# Funny thought about Lampe



## NYCbballFan (Jun 8, 2003)

You know all the conspiracy theories regarding Ewing and the "fixed" draft that got him to NYC? Well, we can put that one to rest now because, how about the conspiracy theory about one of the top-rated talents in the draft inexplicably falling to the 30th pick?

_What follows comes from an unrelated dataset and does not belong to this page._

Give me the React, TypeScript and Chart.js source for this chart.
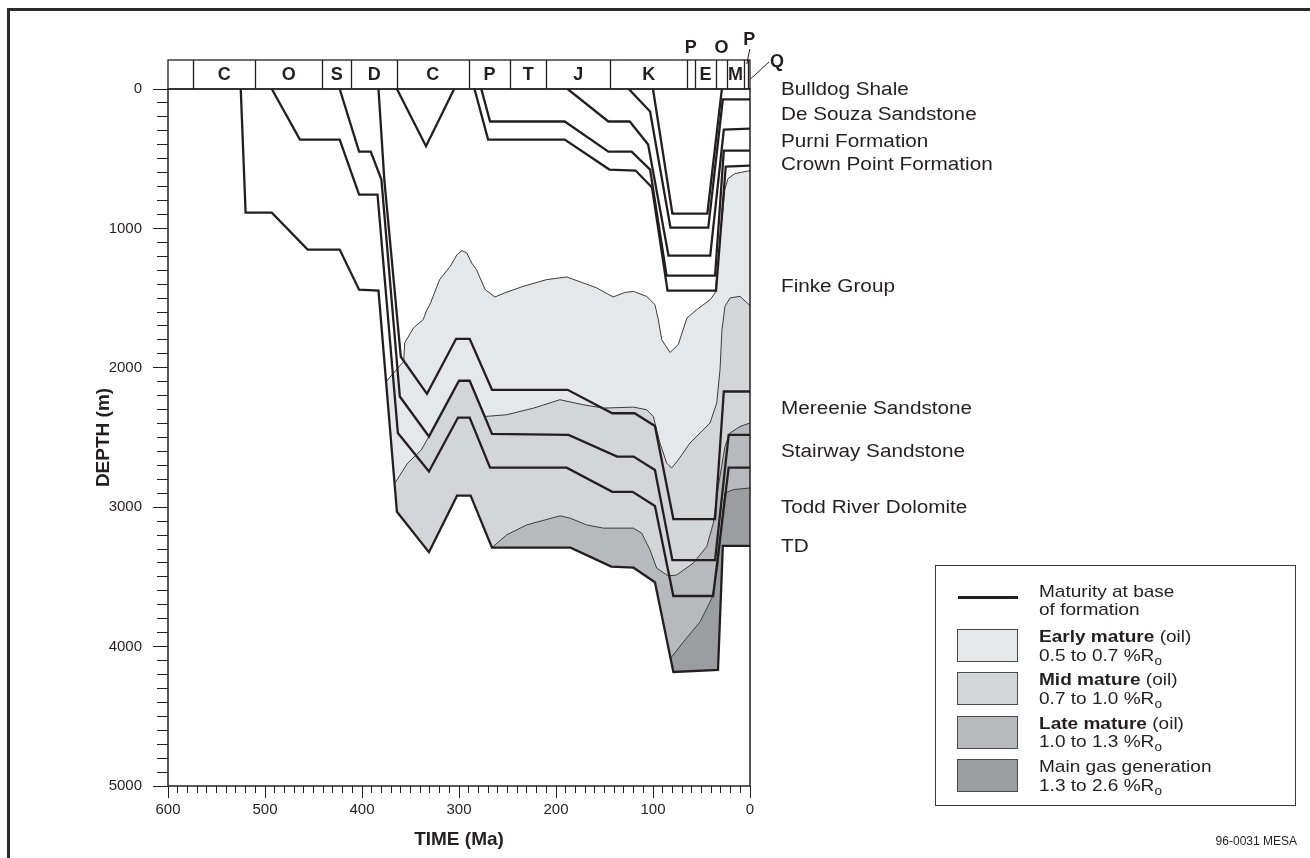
import React, { useEffect, useRef } from "react";
import { Chart, registerables } from "chart.js";

Chart.register(...registerables);

const FONT = '"Liberation Sans", Arial, Helvetica, sans-serif';
const INK = "#231f20";

// ---------- Burial history: base of each unit (time in Ma, depth in m) ----------
const toddTime = [525, 520, 493, 456, 423, 403, 383, 364, 331, 302, 288, 266, 185, 143, 120, 98, 79, 33, 28, 0];
const toddDepth = [0, 887, 887, 1152, 1152, 1440, 1447, 3033, 3323, 2917, 2917, 3290, 3290, 3426, 3434, 3538, 4182, 4168, 3278, 3278];

const stairTime = [493, 464, 423, 403, 384, 363, 331, 301, 289, 268, 189, 142, 121, 98, 79, 38, 22, 0];
const stairDepth = [0, 363, 363, 757, 757, 2468, 2744, 2357, 2357, 2716, 2716, 2890, 2890, 2991, 3637, 3637, 2716, 2716];

const mereTime = [423, 403, 391, 380, 361, 331, 300, 289, 266, 187, 137, 120, 98, 80, 36, 22, 0];
const mereDepth = [0, 449, 449, 650, 2206, 2493, 2093, 2093, 2474, 2481, 2637, 2637, 2733, 3380, 3380, 2481, 2481];

const finkeTime = [383, 377, 360, 333, 303, 289, 266, 188, 142, 119, 98, 79, 36, 27, 0];
const finkeDepth = [0, 650, 1921, 2187, 1792, 1792, 2158, 2158, 2326, 2326, 2417, 3085, 3085, 2170, 2170];

const carbTime = [364, 334, 305];
const carbDepth = [0, 410, 0];

const crownTime = [284, 270, 191, 145, 118, 101, 85, 35, 25, 0];
const crownDepth = [0, 363, 363, 578, 585, 707, 1447, 1447, 556, 549];

const purniTime = [277, 268, 191, 146, 122, 103, 86, 36, 27, 0];
const purniDepth = [0, 233, 233, 449, 449, 578, 1339, 1339, 442, 442];

const desouzaTime = [188, 146, 124, 105, 84, 41, 27, 0];
const desouzaDepth = [0, 233, 233, 398, 1195, 1195, 291, 284];

const bulldogTime = [125, 103, 82, 43, 28, 0];
const bulldogDepth = [0, 162, 994, 994, 75, 75];

const upperKTime = [100, 80, 44, 29];
const upperKDepth = [0, 894, 894, 0];

// ---------- Maturity isolines (%Ro) ----------
const ro05Time = [375, 357, 356, 347, 337, 333, 330, 320, 309, 302, 297, 292, 287, 282, 273, 263, 253, 234, 210, 189, 172, 158, 141, 129, 120, 106.5, 98, 94.5, 91, 82.5, 74, 65, 55, 41, 36, 26, 22.7, 15.5, 0];
const ro05Depth = [2098, 1954, 1822, 1714, 1655, 1583, 1547, 1368, 1272, 1188, 1159, 1176, 1248, 1296, 1439, 1492, 1463, 1416, 1368, 1348, 1391, 1427, 1492, 1459, 1452, 1488, 1547, 1655, 1798, 1890, 1834, 1643, 1583, 1511, 1463, 721, 643, 607, 585];

const ro07Time = [366, 353, 339, 331, 300, 289, 273, 251, 223, 196, 172, 151, 120, 106.5, 99.7, 92.8, 85.9, 80.7, 73.9, 61.9, 41.2, 34.3, 30.9, 28.9, 25.8, 20.6, 10.3, 0];
const ro07Depth = [2827, 2684, 2591, 2493, 2093, 2093, 2349, 2337, 2289, 2229, 2265, 2289, 2282, 2301, 2349, 2540, 2684, 2719, 2660, 2540, 2396, 2253, 2014, 1727, 1559, 1499, 1487, 1554];

const ro10Time = [266, 250.8, 230.2, 195.9, 185.6, 168.4, 151.2, 120.3, 111.6, 103.1, 96.2, 84.2, 75.6, 58.5, 44.6, 37.8, 32.7, 25.8, 20.6, 10.3, 0];
const ro10Depth = [3290, 3198, 3127, 3062, 3078, 3127, 3150, 3150, 3186, 3306, 3437, 3493, 3486, 3401, 3282, 3114, 2852, 2564, 2468, 2421, 2396];

const ro13Time = [81.9, 67, 51.5, 39.2, 33, 28.9, 25.8, 17.2, 0];
const ro13Depth = [4084, 3952, 3823, 3651, 3414, 3091, 2898, 2874, 2862];

// ---------- Geological time scale ----------
const periodBounds = [600, 574, 510, 441, 411, 364, 290, 247, 210, 144, 65, 57, 35, 24, 6, 1.6, 0];
const periodInside = ["", "C", "O", "S", "D", "C", "P", "T", "J", "K", "", "E", "", "M", "", ""];
const periodAbove = ["", "", "", "", "", "", "", "", "", "", "P", "", "O", "", "P", "Q"];

// ---------- Formation names and legend ----------
const formationNames = ["Bulldog Shale", "De Souza Sandstone", "Purni Formation", "Crown Point Formation", "Finke Group", "Mereenie Sandstone", "Stairway Sandstone", "Todd River Dolomite", "TD"];
const formationLabelY = [89, 114, 141, 164, 286, 408, 451, 507, 546];

const legendBold = ["Early mature", "Mid mature", "Late mature", ""];
const legendRest = [" (oil)", " (oil)", " (oil)", "Main gas generation"];
const legendRange = ["0.5 to 0.7 %R", "0.7 to 1.0 %R", "1.0 to 1.3 %R", "1.3 to 2.6 %R"];
const zoneColors = ["#e6e7e9", "#d4d5d7", "#b8b9bc", "#9c9da0"];

type P = { x: number; y: number };
const pts = (t: number[], d: number[]): P[] => t.map((v, i) => ({ x: v, y: d[i] }));
const tdPts = pts(toddTime, toddDepth);
const tdBetween = (lo: number, hi: number): P[] =>
  tdPts.filter((p) => p.x > lo && p.x < hi).sort((a, b) => a.x - b.x);

const ro05 = pts(ro05Time, ro05Depth);
const ro07 = pts(ro07Time, ro07Depth);
const ro10 = pts(ro10Time, ro10Depth);
const ro13 = pts(ro13Time, ro13Depth);

const earlyPoly = [...ro05, ...[...ro07].reverse(), ...tdBetween(ro07Time[0], ro05Time[0])];
const midPoly = [...ro07, ...[...ro10].reverse(), ...tdBetween(ro10Time[0], ro07Time[0])];
const latePoly = [...ro10, ...[...ro13].reverse(), ...tdBetween(ro13Time[0], ro10Time[0])];
const gasPoly = [...ro13, tdPts[tdPts.length - 1], ...tdBetween(0, ro13Time[0])];

const periodPlugin = {
  id: "periodBar",
  afterDatasetsDraw(chart: any) {
    const { ctx, chartArea: a, scales } = chart;
    const xs = scales.x;
    const barH = 29;
    const top = a.top - barH;
    ctx.save();
    ctx.strokeStyle = INK;
    ctx.lineWidth = 1.5;
    ctx.strokeRect(a.left, a.top, a.right - a.left, a.bottom - a.top);
    ctx.lineWidth = 1.3;
    ctx.strokeRect(a.left, top, a.right - a.left, barH);
    ctx.beginPath();
    periodBounds.forEach((b) => {
      if (b <= 0 || b >= 600) return;
      const px = Math.round(xs.getPixelForValue(b)) + 0.5;
      ctx.moveTo(px, top);
      ctx.lineTo(px, a.top);
    });
    ctx.stroke();
    ctx.fillStyle = INK;
    ctx.font = `bold 18px ${FONT}`;
    ctx.textAlign = "center";
    ctx.textBaseline = "middle";
    for (let i = 0; i < periodInside.length; i++) {
      const x0 = xs.getPixelForValue(periodBounds[i]);
      const x1 = xs.getPixelForValue(periodBounds[i + 1]);
      const cx = (x0 + x1) / 2;
      if (periodInside[i]) ctx.fillText(periodInside[i], cx, top + barH / 2 + 1);
      const lab = periodAbove[i];
      if (!lab) continue;
      if (lab === "Q") {
        ctx.fillText(lab, a.right + 27, top + 2);
        ctx.lineWidth = 1;
        ctx.beginPath();
        ctx.moveTo(a.right + 19, top + 2);
        ctx.lineTo(a.right + 0.5, top + 19);
        ctx.stroke();
      } else if (i === 14) {
        ctx.fillText(lab, cx + 3, top - 20);
        ctx.lineWidth = 1;
        ctx.beginPath();
        ctx.moveTo(cx + 3.5, top - 11);
        ctx.lineTo(cx + 0.5, top + 4);
        ctx.stroke();
      } else {
        ctx.fillText(lab, cx, top - 12);
      }
    }
    ctx.restore();
  },
};

const lineDs = (t: number[], d: number[]) => ({
  data: pts(t, d),
  borderColor: INK,
  borderWidth: 2.3,
  pointRadius: 0,
  fill: false,
  order: 1,
});
const isoDs = (p: P[]) => ({
  data: p,
  borderColor: "#3a3a3a",
  borderWidth: 1,
  pointRadius: 0,
  fill: false,
  order: 3,
});
const zoneDs = (p: P[], c: string) => ({
  data: p,
  borderColor: "rgba(0,0,0,0)",
  borderWidth: 0,
  backgroundColor: c,
  pointRadius: 0,
  fill: "shape",
  order: 5,
});

export default function App() {
  const ref = useRef<HTMLCanvasElement>(null);
  useEffect(() => {
    const tickFont = { family: FONT, size: 15 };
    const titleFont = { family: FONT, size: 19, weight: "bold" as const };
    const chart = new Chart(ref.current as HTMLCanvasElement, {
      type: "line",
      data: {
        datasets: [
          zoneDs(earlyPoly, zoneColors[0]),
          zoneDs(midPoly, zoneColors[1]),
          zoneDs(latePoly, zoneColors[2]),
          zoneDs(gasPoly, zoneColors[3]),
          isoDs(ro05),
          isoDs(ro07),
          isoDs(ro10),
          isoDs(ro13),
          lineDs(toddTime, toddDepth),
          lineDs(stairTime, stairDepth),
          lineDs(mereTime, mereDepth),
          lineDs(finkeTime, finkeDepth),
          lineDs(carbTime, carbDepth),
          lineDs(crownTime, crownDepth),
          lineDs(purniTime, purniDepth),
          lineDs(desouzaTime, desouzaDepth),
          lineDs(bulldogTime, bulldogDepth),
          lineDs(upperKTime, upperKDepth),
        ] as any,
      },
      options: {
        responsive: false,
        animation: false,
        devicePixelRatio: 1,
        events: [],
        layout: { padding: { left: 8, top: 89, right: 560, bottom: 0 } },
        elements: { line: { tension: 0 } },
        plugins: { legend: { display: false }, tooltip: { enabled: false } },
        scales: {
          x: {
            type: "linear", position: "bottom", reverse: true, min: 0, max: 600, weight: 0,
            ticks: { stepSize: 10, display: false },
            grid: { drawOnChartArea: false, tickLength: 7, color: INK, lineWidth: 1 },
            border: { display: false },
            afterFit: (s: any) => { s.height = 0; },
          },
          x2: {
            type: "linear", position: "bottom", reverse: true, min: 0, max: 600, weight: 1,
            ticks: { stepSize: 100, autoSkip: false, maxRotation: 0, padding: 3, color: INK, font: tickFont, callback: (v: any) => String(v) },
            grid: { drawOnChartArea: false, tickLength: 12, color: INK, lineWidth: 1 },
            border: { display: false },
            title: { display: true, text: "TIME (Ma)", color: INK, font: titleFont, padding: { top: 0, bottom: 7 } },
            afterFit: (s: any) => { s.height = 72; },
          },
          y: {
            type: "linear", position: "left", reverse: true, min: 0, max: 5000, weight: 0,
            ticks: { stepSize: 100, display: false },
            grid: { drawOnChartArea: false, tickLength: 11, color: INK, lineWidth: 1 },
            border: { display: false },
            afterFit: (s: any) => { s.width = 0; },
          },
          y2: {
            type: "linear", position: "left", reverse: true, min: 0, max: 5000, weight: 1,
            ticks: { stepSize: 1000, autoSkip: false, padding: 11, color: INK, font: tickFont, callback: (v: any) => String(v) },
            grid: { drawOnChartArea: false, tickLength: 15, color: INK, lineWidth: 1 },
            border: { display: false },
            title: { display: true, text: "DEPTH (m)", color: INK, font: titleFont, padding: { top: 84, bottom: 0 } },
            afterFit: (s: any) => { s.width = 160; },
          },
        } as any,
      },
      plugins: [periodPlugin],
    } as any);
    return () => chart.destroy();
  }, []);

  const sub = (
    <span style={{ fontSize: 12, position: "relative", top: 4 }}>o</span>
  );
  const wide = (k: number) => ({ transform: `scaleX(${k})`, transformOrigin: "0 50%" });

  return (
    <div style={{ position: "fixed", left: 0, top: 0, width: 1310, height: 858, background: "#fff", fontFamily: FONT, color: INK, overflow: "hidden" }}>
      <canvas ref={ref} width={1310} height={858} style={{ position: "absolute", left: 0, top: 0, width: 1310, height: 858 }} />
      <div style={{ position: "absolute", left: 7, top: 8, width: 1303, height: 3, background: "#2a2a2a" }} />
      <div style={{ position: "absolute", left: 7, top: 8, width: 3, height: 850, background: "#2a2a2a" }} />
      {formationNames.map((n, i) => (
        <div key={n} style={{ position: "absolute", left: 781, top: formationLabelY[i] - 11, fontSize: 18, lineHeight: "22px", whiteSpace: "nowrap", ...wide(1.15) }}>{n}</div>
      ))}
      <div style={{ position: "absolute", left: 935, top: 565, width: 361, height: 241, border: "1.5px solid #3a3a3a", boxSizing: "border-box" }} />
      <div style={{ position: "absolute", left: 958, top: 596, width: 60, height: 3, background: INK }} />
      <div style={{ position: "absolute", left: 1039, top: 583, fontSize: 17, lineHeight: "17.5px", whiteSpace: "nowrap", ...wide(1.12) }}>Maturity at base<br />of formation</div>
      {legendRange.map((r, i) => (
        <React.Fragment key={r}>
          <div style={{ position: "absolute", left: 957, top: 629 + i * 43.4, width: 61, height: 33, background: zoneColors[i], border: "1px solid #4a4a4a", boxSizing: "border-box" }} />
          <div style={{ position: "absolute", left: 1039, top: 628 + i * 43.4, fontSize: 17, lineHeight: "18.5px", whiteSpace: "nowrap", ...wide(1.12) }}>
            {legendBold[i] ? <b>{legendBold[i]}</b> : null}{legendRest[i]}<br />{r}{sub}
          </div>
        </React.Fragment>
      ))}
      <div style={{ position: "absolute", right: 13, top: 834, fontSize: 12, whiteSpace: "nowrap" }}>96-0031 MESA</div>
    </div>
  );
}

If Lampe becomes a player and really becomes Dirk II, let the conspiracy theories ring out loud. David Stern, laying down the law after the Spurs/Nets ratings debacle: the Knicks shall rise again!


----------



## Joluis (Apr 25, 2003)

Thats BullS*it.....Theres No Conspiracy


----------



## HKF (Dec 10, 2002)

Knicks will finally have rookies who can contribute today and stop trading for veterans.


----------



## Tapseer (Jun 13, 2002)

Why not a Conspiracy? It can Go like this...The Memo the NBA sent previously to teams regarding Lampe's contract from FIBA (that world renowned institution) stating that Lampe is cleared to play in the NBA without restitution to Real Madrid, that there are NO CONTRACTUAL ISSUES regarding Lampe turns out to be erroneous. The NBA sent out a second Memo stating that the information in the first Memo is wrong. The NEW Memo states that Real Madrid holds rights to Lampe until 2008. In real small print there is that buyout thing for $1.8 mil. Euro dollars or $2.2 mil. U.S. This Memo is disseminated to NBA teams just before the draft, not really giving teams time to go over the fine print in the memo...they just know that Real Madrid holds this guys right till 2008 and it's in the millions. Layden knows the real deal. I don't care how terrible Lampe was supposed to look in workouts or whatever he should have never FELL to #30. Stern must have felt sorry for Layden after he saw Layden pick Sweetney with the 9th pick. I know, I know, a lot of you guys like him, but we have guys like him already. I don't know who else we could have drafted at that slot, but I was mad as hell we got him. I wanted Lampe, but hey I got him anyway. That's my Conspiracy Theory.


----------



## Joluis (Apr 25, 2003)

Sweetney has Long Arms, He is better than Othella,SPoon, & KT already. whats the problem. Whats all the fascination with lampe at #9, You all are too busy looking for the next Dirk. We need Low Post Help, Not a potential dirk Nowitski with contract Problems. We got Lampe & I'm Happy, But We'll see If Lampe was worthy of the #9, & If Swetney wasn't worthy of #9...SO lets put all the Sweetney Bashing to rest.


----------



## Tapseer (Jun 13, 2002)

I'm not looking for the next Dirk, I'm just looking for a PLAYA. In a couple of weeks the Boston Summer League Games begin. It'll be great to see what we are working with. As for Sweetney, I don't know much about the guy, I just know a lot of people like him. But saying that, what I heard about him was size wise he might be undersized for the PF, second, people say he plays BELOW the RIM. Third, not least I heard he benched 185 only 3 times. So hearing that, when we drafted I wasn't excited at all. As a matter of fact I was perplexed. I knew that the Knicks worked out Lampe Wed. night, the night before the draft. I was wondering what they didn't see in him to pass him up. Layden thinks that Lampe has the capacity and will eventually play Center. The kid is still growing and is projected to top out at 7'2". All you can do is hold your breath that the Knicks #1 European Scout Kevin Wilson who said he's seen Lampe play in about 15 games this past year. Let's hope he did his homework, unlike Tapscott. It's amazing he still has a job in the NBA.


----------



## HKF (Dec 10, 2002)

Sweetney is a playa and Lampe is an added Bonus. They will both be a HUGE part of the rebirth of the Knicks in the NBA. Which I am glad for.


----------



## Knicksbiggestfan (Apr 29, 2003)

I dunno about sweetne but who gives a crap about conspiracies. If lampe is dirk 2 or rick smitts or whatever, we earned him.


----------